# [THE REQUEST]
Reproduce every line of the listing as written, apart from the pictures.

━━━━

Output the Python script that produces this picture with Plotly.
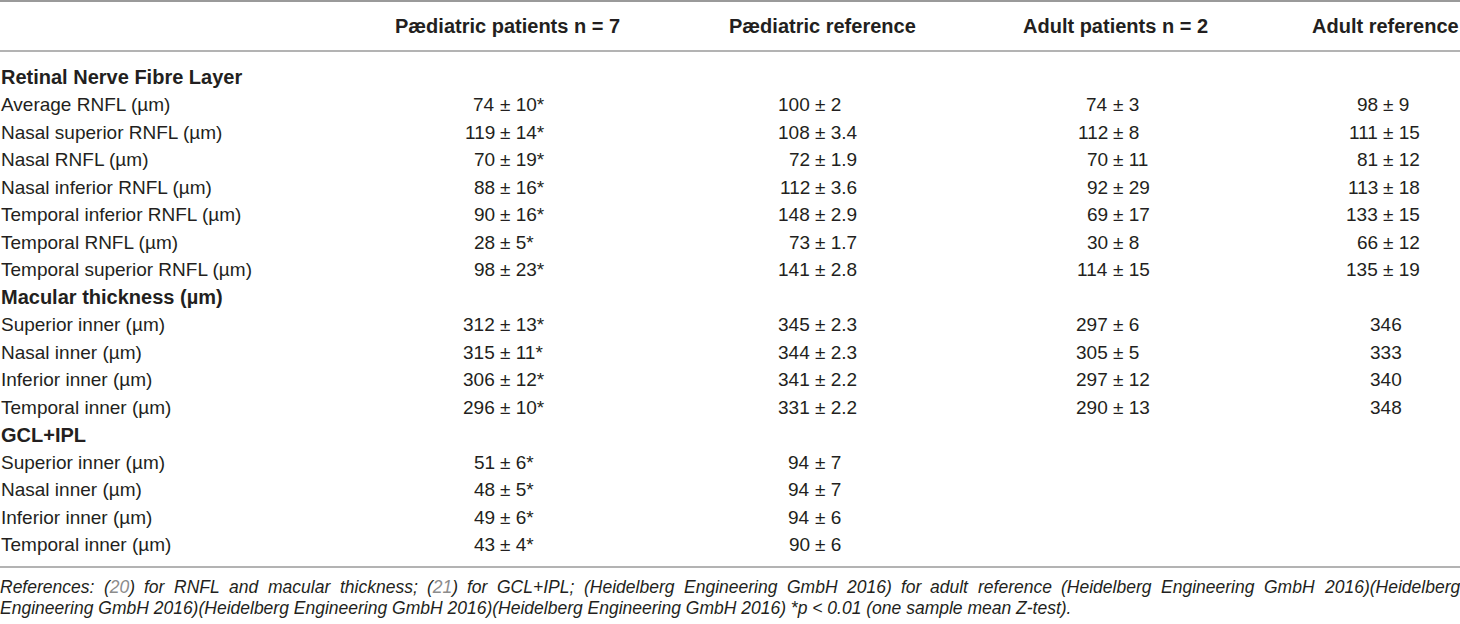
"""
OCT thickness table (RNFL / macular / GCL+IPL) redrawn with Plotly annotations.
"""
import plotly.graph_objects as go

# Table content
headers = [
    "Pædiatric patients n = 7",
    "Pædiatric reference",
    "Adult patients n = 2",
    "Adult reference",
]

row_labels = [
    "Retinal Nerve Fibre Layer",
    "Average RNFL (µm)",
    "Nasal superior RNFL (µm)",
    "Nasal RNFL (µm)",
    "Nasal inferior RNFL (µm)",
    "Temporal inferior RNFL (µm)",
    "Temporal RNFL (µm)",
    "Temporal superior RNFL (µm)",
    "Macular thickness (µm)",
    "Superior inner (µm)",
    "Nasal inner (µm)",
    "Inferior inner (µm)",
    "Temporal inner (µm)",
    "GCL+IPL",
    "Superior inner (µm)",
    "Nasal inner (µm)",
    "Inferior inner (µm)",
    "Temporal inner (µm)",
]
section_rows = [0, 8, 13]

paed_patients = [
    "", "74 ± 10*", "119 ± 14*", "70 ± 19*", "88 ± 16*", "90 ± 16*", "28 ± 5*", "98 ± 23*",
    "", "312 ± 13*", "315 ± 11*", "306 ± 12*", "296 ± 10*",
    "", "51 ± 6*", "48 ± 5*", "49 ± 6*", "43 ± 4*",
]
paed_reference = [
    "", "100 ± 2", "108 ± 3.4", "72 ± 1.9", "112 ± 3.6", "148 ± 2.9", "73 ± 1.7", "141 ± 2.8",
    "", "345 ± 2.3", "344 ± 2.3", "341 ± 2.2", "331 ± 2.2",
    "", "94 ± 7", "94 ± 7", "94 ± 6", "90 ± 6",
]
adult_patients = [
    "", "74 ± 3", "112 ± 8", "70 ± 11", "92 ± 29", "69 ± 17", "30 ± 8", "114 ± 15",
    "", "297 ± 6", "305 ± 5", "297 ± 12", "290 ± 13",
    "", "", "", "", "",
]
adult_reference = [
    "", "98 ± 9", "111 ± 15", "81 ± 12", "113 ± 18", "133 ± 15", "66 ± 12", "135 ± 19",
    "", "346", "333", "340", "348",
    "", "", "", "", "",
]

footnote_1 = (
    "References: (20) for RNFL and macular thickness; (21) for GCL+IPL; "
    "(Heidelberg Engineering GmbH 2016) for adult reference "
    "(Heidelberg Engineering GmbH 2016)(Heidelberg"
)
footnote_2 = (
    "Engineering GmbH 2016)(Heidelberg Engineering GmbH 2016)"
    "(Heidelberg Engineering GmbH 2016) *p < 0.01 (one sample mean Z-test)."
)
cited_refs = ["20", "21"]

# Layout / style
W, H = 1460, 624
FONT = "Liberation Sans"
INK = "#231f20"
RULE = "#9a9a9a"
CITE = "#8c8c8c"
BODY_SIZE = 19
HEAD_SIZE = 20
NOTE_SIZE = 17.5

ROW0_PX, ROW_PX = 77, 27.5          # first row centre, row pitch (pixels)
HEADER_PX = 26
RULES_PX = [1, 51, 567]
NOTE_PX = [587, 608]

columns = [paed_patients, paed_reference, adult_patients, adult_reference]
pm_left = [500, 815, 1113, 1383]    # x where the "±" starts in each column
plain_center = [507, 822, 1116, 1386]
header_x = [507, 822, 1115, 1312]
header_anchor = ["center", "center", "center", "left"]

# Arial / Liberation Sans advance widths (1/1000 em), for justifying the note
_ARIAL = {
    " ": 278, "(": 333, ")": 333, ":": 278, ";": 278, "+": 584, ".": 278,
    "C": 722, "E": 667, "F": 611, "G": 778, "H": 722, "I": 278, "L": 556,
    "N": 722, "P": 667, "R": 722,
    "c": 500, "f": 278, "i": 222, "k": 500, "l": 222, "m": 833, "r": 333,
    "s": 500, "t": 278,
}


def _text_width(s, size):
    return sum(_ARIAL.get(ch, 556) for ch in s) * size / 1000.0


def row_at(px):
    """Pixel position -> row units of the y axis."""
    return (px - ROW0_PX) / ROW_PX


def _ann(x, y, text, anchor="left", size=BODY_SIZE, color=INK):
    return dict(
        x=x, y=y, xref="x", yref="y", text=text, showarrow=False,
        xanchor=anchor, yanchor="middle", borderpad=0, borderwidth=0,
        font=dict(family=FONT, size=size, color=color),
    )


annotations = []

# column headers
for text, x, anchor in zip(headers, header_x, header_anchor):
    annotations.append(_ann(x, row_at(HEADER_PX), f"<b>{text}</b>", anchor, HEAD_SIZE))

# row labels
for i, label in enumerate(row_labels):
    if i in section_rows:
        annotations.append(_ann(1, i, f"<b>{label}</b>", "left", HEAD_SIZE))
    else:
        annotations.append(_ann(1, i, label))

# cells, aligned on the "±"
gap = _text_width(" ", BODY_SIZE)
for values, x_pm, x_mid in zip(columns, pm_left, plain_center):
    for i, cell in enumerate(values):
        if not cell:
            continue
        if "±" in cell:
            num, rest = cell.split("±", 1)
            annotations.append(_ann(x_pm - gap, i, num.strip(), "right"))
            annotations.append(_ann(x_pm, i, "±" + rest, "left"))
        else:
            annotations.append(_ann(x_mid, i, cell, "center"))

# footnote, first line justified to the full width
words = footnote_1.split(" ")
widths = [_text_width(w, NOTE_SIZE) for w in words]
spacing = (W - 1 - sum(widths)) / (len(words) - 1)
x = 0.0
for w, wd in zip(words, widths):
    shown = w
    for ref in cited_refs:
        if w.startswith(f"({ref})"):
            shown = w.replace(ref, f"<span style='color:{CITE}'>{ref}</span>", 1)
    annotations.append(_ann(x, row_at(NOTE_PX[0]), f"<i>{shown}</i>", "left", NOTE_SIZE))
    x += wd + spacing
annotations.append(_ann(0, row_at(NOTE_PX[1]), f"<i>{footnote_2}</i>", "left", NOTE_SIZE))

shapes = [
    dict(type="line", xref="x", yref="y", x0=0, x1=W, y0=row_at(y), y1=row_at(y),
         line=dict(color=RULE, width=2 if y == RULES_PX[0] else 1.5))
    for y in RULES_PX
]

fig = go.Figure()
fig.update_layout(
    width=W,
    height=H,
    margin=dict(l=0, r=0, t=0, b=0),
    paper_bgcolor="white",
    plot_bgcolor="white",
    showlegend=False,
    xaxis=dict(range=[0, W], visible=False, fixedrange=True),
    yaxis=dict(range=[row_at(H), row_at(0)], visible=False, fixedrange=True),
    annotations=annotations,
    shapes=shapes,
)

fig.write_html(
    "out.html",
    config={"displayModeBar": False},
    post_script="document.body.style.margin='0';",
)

━━━━

# [EXERCISE ANSWER]
Output the Python script that produces this picture with Plotly.
"""
OCT thickness table (RNFL / macular / GCL+IPL) redrawn with Plotly annotations.
"""
import plotly.graph_objects as go

# Table content
headers = [
    "Pædiatric patients n = 7",
    "Pædiatric reference",
    "Adult patients n = 2",
    "Adult reference",
]

row_labels = [
    "Retinal Nerve Fibre Layer",
    "Average RNFL (µm)",
    "Nasal superior RNFL (µm)",
    "Nasal RNFL (µm)",
    "Nasal inferior RNFL (µm)",
    "Temporal inferior RNFL (µm)",
    "Temporal RNFL (µm)",
    "Temporal superior RNFL (µm)",
    "Macular thickness (µm)",
    "Superior inner (µm)",
    "Nasal inner (µm)",
    "Inferior inner (µm)",
    "Temporal inner (µm)",
    "GCL+IPL",
    "Superior inner (µm)",
    "Nasal inner (µm)",
    "Inferior inner (µm)",
    "Temporal inner (µm)",
]
section_rows = [0, 8, 13]

paed_patients = [
    "", "74 ± 10*", "119 ± 14*", "70 ± 19*", "88 ± 16*", "90 ± 16*", "28 ± 5*", "98 ± 23*",
    "", "312 ± 13*", "315 ± 11*", "306 ± 12*", "296 ± 10*",
    "", "51 ± 6*", "48 ± 5*", "49 ± 6*", "43 ± 4*",
]
paed_reference = [
    "", "100 ± 2", "108 ± 3.4", "72 ± 1.9", "112 ± 3.6", "148 ± 2.9", "73 ± 1.7", "141 ± 2.8",
    "", "345 ± 2.3", "344 ± 2.3", "341 ± 2.2", "331 ± 2.2",
    "", "94 ± 7", "94 ± 7", "94 ± 6", "90 ± 6",
]
adult_patients = [
    "", "74 ± 3", "112 ± 8", "70 ± 11", "92 ± 29", "69 ± 17", "30 ± 8", "114 ± 15",
    "", "297 ± 6", "305 ± 5", "297 ± 12", "290 ± 13",
    "", "", "", "", "",
]
adult_reference = [
    "", "98 ± 9", "111 ± 15", "81 ± 12", "113 ± 18", "133 ± 15", "66 ± 12", "135 ± 19",
    "", "346", "333", "340", "348",
    "", "", "", "", "",
]

footnote_1 = (
    "References: (20) for RNFL and macular thickness; (21) for GCL+IPL; "
    "(Heidelberg Engineering GmbH 2016) for adult reference "
    "(Heidelberg Engineering GmbH 2016)(Heidelberg"
)
footnote_2 = (
    "Engineering GmbH 2016)(Heidelberg Engineering GmbH 2016)"
    "(Heidelberg Engineering GmbH 2016) *p < 0.01 (one sample mean Z-test)."
)
cited_refs = ["20", "21"]

# Layout / style
W, H = 1460, 624
FONT = "Liberation Sans"
INK = "#231f20"
RULE = "#9a9a9a"
CITE = "#8c8c8c"
BODY_SIZE = 19
HEAD_SIZE = 20
NOTE_SIZE = 17.5

ROW0_PX, ROW_PX = 77, 27.5          # first row centre, row pitch (pixels)
HEADER_PX = 26
RULES_PX = [1, 51, 567]
NOTE_PX = [587, 608]

columns = [paed_patients, paed_reference, adult_patients, adult_reference]
pm_left = [500, 815, 1113, 1383]    # x where the "±" starts in each column
plain_center = [507, 822, 1116, 1386]
header_x = [507, 822, 1115, 1312]
header_anchor = ["center", "center", "center", "left"]

# Arial / Liberation Sans advance widths (1/1000 em), for justifying the note
_ARIAL = {
    " ": 278, "(": 333, ")": 333, ":": 278, ";": 278, "+": 584, ".": 278,
    "C": 722, "E": 667, "F": 611, "G": 778, "H": 722, "I": 278, "L": 556,
    "N": 722, "P": 667, "R": 722,
    "c": 500, "f": 278, "i": 222, "k": 500, "l": 222, "m": 833, "r": 333,
    "s": 500, "t": 278,
}


def _text_width(s, size):
    return sum(_ARIAL.get(ch, 556) for ch in s) * size / 1000.0


def row_at(px):
    """Pixel position -> row units of the y axis."""
    return (px - ROW0_PX) / ROW_PX


def _ann(x, y, text, anchor="left", size=BODY_SIZE, color=INK):
    return dict(
        x=x, y=y, xref="x", yref="y", text=text, showarrow=False,
        xanchor=anchor, yanchor="middle", borderpad=0, borderwidth=0,
        font=dict(family=FONT, size=size, color=color),
    )


annotations = []

# column headers
for text, x, anchor in zip(headers, header_x, header_anchor):
    annotations.append(_ann(x, row_at(HEADER_PX), f"<b>{text}</b>", anchor, HEAD_SIZE))

# row labels
for i, label in enumerate(row_labels):
    if i in section_rows:
        annotations.append(_ann(1, i, f"<b>{label}</b>", "left", HEAD_SIZE))
    else:
        annotations.append(_ann(1, i, label))

# cells, aligned on the "±"
gap = _text_width(" ", BODY_SIZE)
for values, x_pm, x_mid in zip(columns, pm_left, plain_center):
    for i, cell in enumerate(values):
        if not cell:
            continue
        if "±" in cell:
            num, rest = cell.split("±", 1)
            annotations.append(_ann(x_pm - gap, i, num.strip(), "right"))
            annotations.append(_ann(x_pm, i, "±" + rest, "left"))
        else:
            annotations.append(_ann(x_mid, i, cell, "center"))

# footnote, first line justified to the full width
words = footnote_1.split(" ")
widths = [_text_width(w, NOTE_SIZE) for w in words]
spacing = (W - 1 - sum(widths)) / (len(words) - 1)
x = 0.0
for w, wd in zip(words, widths):
    shown = w
    for ref in cited_refs:
        if w.startswith(f"({ref})"):
            shown = w.replace(ref, f"<span style='color:{CITE}'>{ref}</span>", 1)
    annotations.append(_ann(x, row_at(NOTE_PX[0]), f"<i>{shown}</i>", "left", NOTE_SIZE))
    x += wd + spacing
annotations.append(_ann(0, row_at(NOTE_PX[1]), f"<i>{footnote_2}</i>", "left", NOTE_SIZE))

shapes = [
    dict(type="line", xref="x", yref="y", x0=0, x1=W, y0=row_at(y), y1=row_at(y),
         line=dict(color=RULE, width=2 if y == RULES_PX[0] else 1.5))
    for y in RULES_PX
]

fig = go.Figure()
fig.update_layout(
    width=W,
    height=H,
    margin=dict(l=0, r=0, t=0, b=0),
    paper_bgcolor="white",
    plot_bgcolor="white",
    showlegend=False,
    xaxis=dict(range=[0, W], visible=False, fixedrange=True),
    yaxis=dict(range=[row_at(H), row_at(0)], visible=False, fixedrange=True),
    annotations=annotations,
    shapes=shapes,
)

fig.write_html(
    "out.html",
    config={"displayModeBar": False},
    post_script="document.body.style.margin='0';",
)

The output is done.